The school remains closed as a crime scene while police continue their investigation, so Sandy Hook students are now attending school in neighboring Monroe.

Taking Their Message to the Top

Since its founding, members of Newtown United — including local teenagers who attended Sandy Hook Elementary School — have reached out to lawmakers with their message of change. In December, U.S. Senators Chris Murphy and Richard Blumenthal told Newtown United to aim nationally.

"We have to talk about the celebration of violence in this country," Murphy said.

National lawmakers may already be listening.
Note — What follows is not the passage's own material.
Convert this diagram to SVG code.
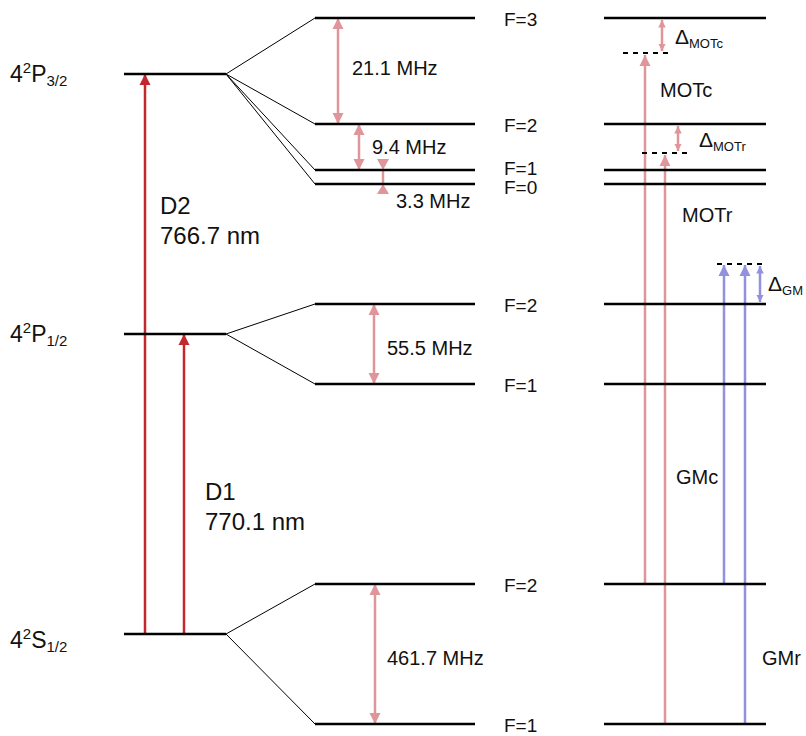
<svg xmlns="http://www.w3.org/2000/svg" width="806" height="736" viewBox="0 0 806 736">
<style>
text{font-family:"Liberation Sans",Arial,sans-serif;fill:#111;}
.lvl{stroke:#000;stroke-width:2.5;fill:none;}
.thin{stroke:#000;stroke-width:1;fill:none;}
.d{stroke:#c1272d;stroke-width:2.5;fill:none;}
.p{stroke:#e0959a;stroke-width:2.5;fill:none;}
.pf{fill:#e0959a;}
.b{stroke:#9191df;stroke-width:2.5;fill:none;}
.dash{stroke:#000;stroke-width:2;stroke-dasharray:5 5;fill:none;}
.big{font-size:23px;}
.lab{font-size:24px;}
.med{font-size:20px;}
.f{font-size:19px;}
.sup{font-size:15px;}
.sub{font-size:13px;}
</style>
<defs>
<marker id="ad" viewBox="0 0 10 10" refX="10" refY="5" markerWidth="4.5" markerHeight="4.5" orient="auto" markerUnits="strokeWidth"><path d="M0,0 L10,5 L0,10 Z" fill="#c1272d"/></marker>
<marker id="ap" viewBox="0 0 10 10" refX="10" refY="5" markerWidth="4.5" markerHeight="4.5" orient="auto-start-reverse" markerUnits="strokeWidth"><path d="M0,0 L10,5 L0,10 Z" fill="#e0959a"/></marker>
<marker id="aps" viewBox="0 0 10 10" refX="10" refY="5" markerWidth="3" markerHeight="3" orient="auto-start-reverse" markerUnits="strokeWidth"><path d="M0,0 L10,5 L0,10 Z" fill="#e0959a"/></marker>
<marker id="ab" viewBox="0 0 10 10" refX="10" refY="5" markerWidth="4.5" markerHeight="4.5" orient="auto-start-reverse" markerUnits="strokeWidth"><path d="M0,0 L10,5 L0,10 Z" fill="#9191df"/></marker>
<marker id="abs" viewBox="0 0 10 10" refX="10" refY="5" markerWidth="3" markerHeight="3" orient="auto-start-reverse" markerUnits="strokeWidth"><path d="M0,0 L10,5 L0,10 Z" fill="#9191df"/></marker>
</defs>

<g id="connectors">
<path class="thin" d="M226,74 L315,18 M226,74 L315,124 M226,74 L315,170 M226,74 L315,184"/>
<path class="thin" d="M226,334 L315,304 M226,334 L315,384"/>
<path class="thin" d="M226,634 L315,584 M226,634 L315,724"/>
<line class="d" x1="145" y1="634" x2="145" y2="74" marker-end="url(#ad)"/>
<line class="d" x1="184" y1="634" x2="184" y2="334" marker-end="url(#ad)"/>
<line class="p" x1="338" y1="18" x2="338" y2="124" marker-start="url(#ap)" marker-end="url(#ap)"/>
<line class="p" x1="359" y1="124" x2="359" y2="170" marker-start="url(#ap)" marker-end="url(#ap)"/>
<path class="pf" d="M377,159 L389,159 L383,170 Z"/>
<line class="p" x1="383" y1="170" x2="383" y2="184"/>
<path class="pf" d="M377,194 L389,194 L383,184 Z"/>
<line class="p" x1="374" y1="304" x2="374" y2="384" marker-start="url(#ap)" marker-end="url(#ap)"/>
<line class="p" x1="375" y1="584" x2="375" y2="724" marker-start="url(#ap)" marker-end="url(#ap)"/>
<line class="p" x1="645" y1="584" x2="645" y2="55" marker-end="url(#ap)"/>
<line class="p" x1="665" y1="724" x2="665" y2="155" marker-end="url(#ap)"/>
<line class="p" x1="662" y1="20" x2="662" y2="51" stroke-width="1.5" marker-start="url(#aps)" marker-end="url(#aps)"/>
<line class="p" x1="678" y1="126" x2="678" y2="151" stroke-width="1.5" marker-start="url(#aps)" marker-end="url(#aps)"/>
<line class="b" x1="724" y1="584" x2="724" y2="265" marker-end="url(#ab)"/>
<line class="b" x1="745" y1="724" x2="745" y2="265" marker-end="url(#ab)"/>
<line class="b" x1="760" y1="266" x2="760" y2="302" stroke-width="1.5" marker-start="url(#abs)" marker-end="url(#abs)"/>
<path class="dash" d="M623,53 L668,53"/>
<path class="dash" d="M642,153 L688,153"/>
<path class="dash" d="M717,264 L763,264"/>
</g>

<g id="fine-levels">
<path class="lvl" d="M124,74 H226"/>
<path class="lvl" d="M124,334 H226"/>
<path class="lvl" d="M124,634 H226"/>
</g>
<g id="hyperfine-levels">
<path class="lvl" d="M315,18 H475 M315,124 H475 M315,170 H475 M315,184 H475"/>
<path class="lvl" d="M315,304 H475 M315,384 H475"/>
<path class="lvl" d="M315,584 H475 M315,724 H475"/>
</g>
<g id="right-levels">
<path class="lvl" d="M604,18 H766 M604,124 H766 M604,170 H766 M604,184 H766"/>
<path class="lvl" d="M604,304 H766 M604,384 H766"/>
<path class="lvl" d="M604,584 H766 M604,724 H766"/>
</g>

<g id="labels">
<text x="10" y="82" class="big">4<tspan dy="-9" class="sup">2</tspan><tspan dy="9">P</tspan><tspan dy="4" class="sup">3/2</tspan></text>
<text x="10" y="342" class="big">4<tspan dy="-9" class="sup">2</tspan><tspan dy="9">P</tspan><tspan dy="4" class="sup">1/2</tspan></text>
<text x="10" y="648" class="big">4<tspan dy="-9" class="sup">2</tspan><tspan dy="9">S</tspan><tspan dy="4" class="sup">1/2</tspan></text>
<text x="160" y="214" class="lab">D2</text>
<text x="160" y="244" class="lab">766.7 nm</text>
<text x="205" y="500" class="lab">D1</text>
<text x="205" y="530" class="lab">770.1 nm</text>
<text x="352" y="75" class="med">21.1 MHz</text>
<text x="372" y="154" class="med">9.4 MHz</text>
<text x="396" y="208" class="med">3.3 MHz</text>
<text x="387" y="355" class="med">55.5 MHz</text>
<text x="387" y="665" class="med">461.7 MHz</text>
<text x="504" y="26" class="f">F=3</text>
<text x="504" y="132" class="f">F=2</text>
<text x="504" y="175" class="f">F=1</text>
<text x="504" y="194" class="f">F=0</text>
<text x="504" y="312" class="f">F=2</text>
<text x="504" y="392" class="f">F=1</text>
<text x="504" y="592" class="f">F=2</text>
<text x="504" y="732" class="f">F=1</text>
<text x="675" y="44" font-size="21">Δ<tspan dy="4" class="sub">MOTc</tspan></text>
<text x="699" y="147" font-size="21">Δ<tspan dy="4" class="sub">MOTr</tspan></text>
<text x="768" y="291" font-size="21">Δ<tspan dy="4" class="sub">GM</tspan></text>
<text x="660" y="97" class="med">MOTc</text>
<text x="682" y="222" class="med">MOTr</text>
<text x="676" y="484" class="med">GMc</text>
<text x="762" y="665" class="med">GMr</text>
</g>
</svg>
Vice President Joe Biden, appointed by President Barack Obama to head the nation's Sandy Hook response, plans to announce sweeping changes to gun laws and mental health care — including hot-button issues like background checks and access to guns and ammunition — on Tuesday.

"So far [there has been] a surprising recurrence of suggestions that we have universal background checks," Biden said yesterday, according to the Huffington Post. "Not just closing the gun show loophole, but have total universal background checks including in private sales."

This coming Monday, on what will be one month to the day since the Newtown school shooting, Sandy Hook Promise will kick off its national effort with a press conference on the steps of Edmond Town Hall.

"Participating victims' families, survivors, first responders and other community members" will be among speakers, according to a release from the group.